7.2 Debugging Strategies

  • Use strace -f to see IPC syscalls.
  • Use ipcs or /dev/mqueue to inspect objects.

7.3 Performance Traps

  • Small queue sizes cause frequent blocking.

8. Extensions & Challenges

8.1 Beginner Extensions

  • Add verbose logging.
  • Add a CLI flag to toggle non-blocking mode.

8.2 Intermediate Extensions

  • Add request timeouts.
  • Add a metrics report.

8.3 Advanced Extensions

  • Implement load testing with multiple clients.
  • Add crash recovery logic.

9. Real-World Connections

9.1 Industry Applications

  • IPC services in local daemons.
  • Message-based coordination in legacy systems.
  • nfs-utils - Uses RPC and IPC extensively.
  • systemd - Uses multiple IPC mechanisms.

9.3 Interview Relevance

  • Demonstrates system call knowledge and concurrency reasoning.

10. Resources

10.1 Essential Reading

  • Stevens, “UNP Vol 2”.
  • Kerrisk, “The Linux Programming Interface”.

10.2 Video Resources

  • Unix IPC lectures from OS courses.

10.3 Tools & Documentation

  • man 7 ipc, man 2 for each syscall.

11. Self-Assessment Checklist

11.1 Understanding

  • I can describe IPC object lifecycle.
  • I can explain blocking vs non-blocking behavior.
  • I can reason about failure modes.

11.2 Implementation

  • All functional requirements are met.
  • Tests pass.
  • IPC objects are cleaned up.

11.3 Growth

  • I can explain design trade-offs.
  • I can explain this project in an interview.

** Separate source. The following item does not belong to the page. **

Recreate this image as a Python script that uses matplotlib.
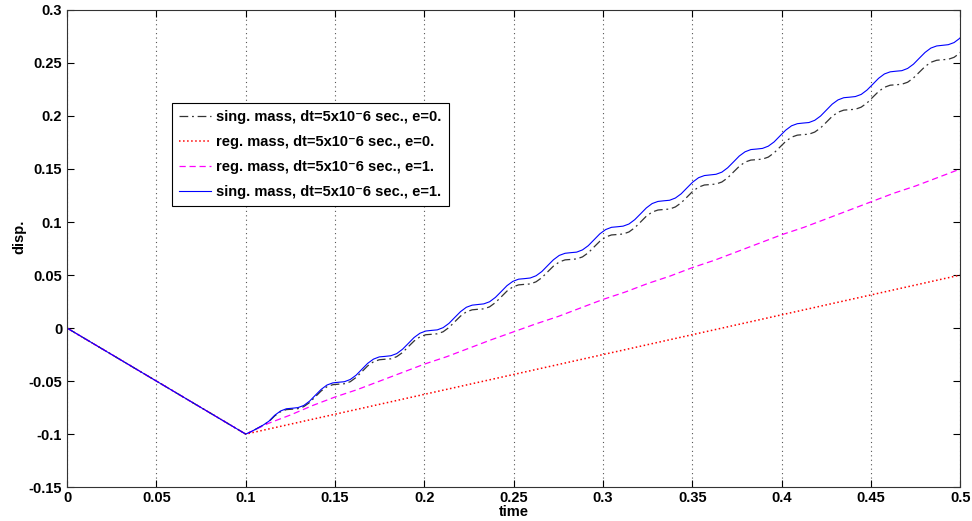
import numpy as np
import matplotlib
matplotlib.use("Agg")
import matplotlib.pyplot as plt

plt.rcParams['font.family'] = ['Liberation Sans', 'DejaVu Sans']
plt.rcParams['font.weight'] = 'bold'

# loading phase, all runs share it
t_load = [0.0, 0.1]
y_load = [0.0, -0.1]

# rebound phase of the singular mass runs, sampled every 0.00325 s
t_reb = list(np.round(0.1 + 0.00325 * np.arange(124), 5)) + [0.5]

sing_e1 = [-0.1000, -0.0975, -0.0945, -0.0915, -0.0878, -0.0822, -0.0782, -0.0761,
           -0.0756, -0.0750, -0.0730, -0.0689, -0.0633, -0.0578, -0.0537, -0.0517,
           -0.0511, -0.0506, -0.0485, -0.0445, -0.0389, -0.0333, -0.0293, -0.0272,
           -0.0267, -0.0261, -0.0241, -0.0200, -0.0145, -0.0089, -0.0049, -0.0028,
           -0.0022, -0.0017, 0.0004, 0.0044, 0.0100, 0.0155, 0.0196, 0.0216,
           0.0222, 0.0228, 0.0248, 0.0289, 0.0344, 0.0400, 0.0440, 0.0461,
           0.0466, 0.0472, 0.0493, 0.0533, 0.0589, 0.0644, 0.0685, 0.0705,
           0.0711, 0.0716, 0.0737, 0.0777, 0.0833, 0.0889, 0.0929, 0.0950,
           0.0955, 0.0961, 0.0981, 0.1022, 0.1077, 0.1133, 0.1174, 0.1194,
           0.1200, 0.1205, 0.1226, 0.1266, 0.1322, 0.1377, 0.1418, 0.1438,
           0.1444, 0.1450, 0.1470, 0.1511, 0.1566, 0.1622, 0.1662, 0.1683,
           0.1688, 0.1694, 0.1715, 0.1755, 0.1811, 0.1866, 0.1907, 0.1927,
           0.1933, 0.1938, 0.1959, 0.1999, 0.2055, 0.2111, 0.2151, 0.2172,
           0.2177, 0.2183, 0.2203, 0.2244, 0.2299, 0.2355, 0.2396, 0.2416,
           0.2422, 0.2427, 0.2448, 0.2488, 0.2544, 0.2599, 0.2640, 0.2660,
           0.2666, 0.2672, 0.2692, 0.2733, 0.2740]

sing_e0 = [-0.1000, -0.0975, -0.0946, -0.0917, -0.0882, -0.0828, -0.0789, -0.0769,
           -0.0765, -0.0760, -0.0741, -0.0702, -0.0647, -0.0593, -0.0553, -0.0534,
           -0.0529, -0.0525, -0.0506, -0.0466, -0.0412, -0.0357, -0.0318, -0.0299,
           -0.0294, -0.0290, -0.0270, -0.0231, -0.0176, -0.0122, -0.0083, -0.0063,
           -0.0059, -0.0054, -0.0035, 0.0005, 0.0059, 0.0113, 0.0153, 0.0172,
           0.0177, 0.0181, 0.0200, 0.0240, 0.0294, 0.0349, 0.0388, 0.0407,
           0.0412, 0.0416, 0.0436, 0.0475, 0.0530, 0.0584, 0.0623, 0.0643,
           0.0647, 0.0652, 0.0671, 0.0710, 0.0765, 0.0819, 0.0859, 0.0878,
           0.0882, 0.0887, 0.0906, 0.0946, 0.1000, 0.1055, 0.1094, 0.1113,
           0.1118, 0.1122, 0.1142, 0.1181, 0.1235, 0.1290, 0.1329, 0.1349,
           0.1353, 0.1358, 0.1377, 0.1416, 0.1471, 0.1525, 0.1565, 0.1584,
           0.1588, 0.1593, 0.1612, 0.1652, 0.1706, 0.1760, 0.1800, 0.1819,
           0.1824, 0.1828, 0.1848, 0.1887, 0.1941, 0.1996, 0.2035, 0.2055,
           0.2059, 0.2063, 0.2083, 0.2122, 0.2177, 0.2231, 0.2270, 0.2290,
           0.2294, 0.2299, 0.2318, 0.2358, 0.2412, 0.2466, 0.2506, 0.2525,
           0.2530, 0.2534, 0.2553, 0.2593, 0.2600]

t_reg = [0.1, 0.1125, 0.125, 0.1375, 0.15, 0.1625, 0.175, 0.1875, 0.2, 0.2125, 0.225,
         0.2375, 0.25, 0.2625, 0.275, 0.2875, 0.3, 0.3125, 0.325, 0.3375, 0.35,
         0.3625, 0.375, 0.3875, 0.4, 0.4125, 0.425, 0.4375, 0.45, 0.4625, 0.475,
         0.4875, 0.5]
reg_e1 = [-0.1, -0.090, -0.082, -0.073, -0.065, -0.058, -0.050, -0.042, -0.034, -0.027,
          -0.019, -0.011, -0.0035, 0.004, 0.011, 0.019, 0.027, 0.034, 0.042, 0.049,
          0.057, 0.064, 0.072, 0.080, 0.088, 0.095, 0.103, 0.111, 0.119, 0.127,
          0.134, 0.142, 0.150]

t_reg0 = [0.1, 0.2, 0.3, 0.4, 0.5]
reg_e0 = [-0.1, -0.0625, -0.025, 0.0125, 0.05]

labels = ['sing. mass, dt=5x10\u207b6 sec., e=0.',
          'reg. mass, dt=5x10\u207b6 sec., e=0.',
          'reg. mass, dt=5x10\u207b6 sec., e=1.',
          'sing. mass, dt=5x10\u207b6 sec., e=1.']

fig = plt.figure(figsize=(9.72, 5.21), dpi=100)
ax = fig.add_axes([0.069, 0.065, 0.919, 0.916])

ax.plot(t_load + t_reb[1:], y_load + sing_e0[1:], color='#333333', lw=0.9,
        dashes=(7, 3, 1.5, 3), label=labels[0])
ax.plot(t_load + t_reg0[1:], y_load + reg_e0[1:], color='red', lw=1.1,
        linestyle=':', label=labels[1])
ax.plot(t_load + t_reg[1:], y_load + reg_e1[1:], color='magenta', lw=0.9,
        dashes=(5, 3), label=labels[2])
ax.plot(t_load + t_reb[1:], y_load + sing_e1[1:], color='blue', lw=0.8,
        label=labels[3])

ax.set_xlim(0, 0.5)
ax.set_ylim(-0.15, 0.3)
ax.set_xticks(np.arange(0, 0.501, 0.05))
ax.set_yticks(np.arange(-0.15, 0.301, 0.05))
ax.set_xticklabels(['0', '0.05', '0.1', '0.15', '0.2', '0.25', '0.3', '0.35', '0.4', '0.45', '0.5'])
ax.set_yticklabels(['-0.15', '-0.1', '-0.05', '0', '0.05', '0.1', '0.15', '0.2', '0.25', '0.3'])
ax.tick_params(direction='in', length=5, width=0.8, top=True, right=True,
               labelsize=10.5)
ax.tick_params(axis='x', pad=3)
ax.xaxis.grid(True, linestyle=(0, (1, 3)), color='#555555', lw=0.8)
ax.set_xlabel('time', fontsize=10.5, fontweight='bold', labelpad=0)
ax.set_ylabel('disp.', fontsize=10.5, fontweight='bold')
ax.yaxis.set_label_coords(-0.045, 0.524)
for s in ax.spines.values():
    s.set_color('#333333')

leg = ax.legend(loc='upper left', bbox_to_anchor=(0.1176, 0.805), borderaxespad=0,
                fancybox=False, edgecolor='black', fontsize=10.5, handlelength=2.2,
                handletextpad=0.3, labelspacing=0.75, borderpad=0.5, framealpha=1)
leg.get_frame().set_linewidth(0.8)

fig.savefig('out.png', dpi=100)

12. Submission / Completion Criteria

Minimum Viable Completion:

  • Basic IPC flow works with correct cleanup.
  • Error handling returns deterministic exit codes.

Full Completion:

  • Includes tests and deterministic demos.
  • Documents trade-offs and limitations.

Excellence (Going Above & Beyond):

  • Adds performance benchmarking and crash recovery.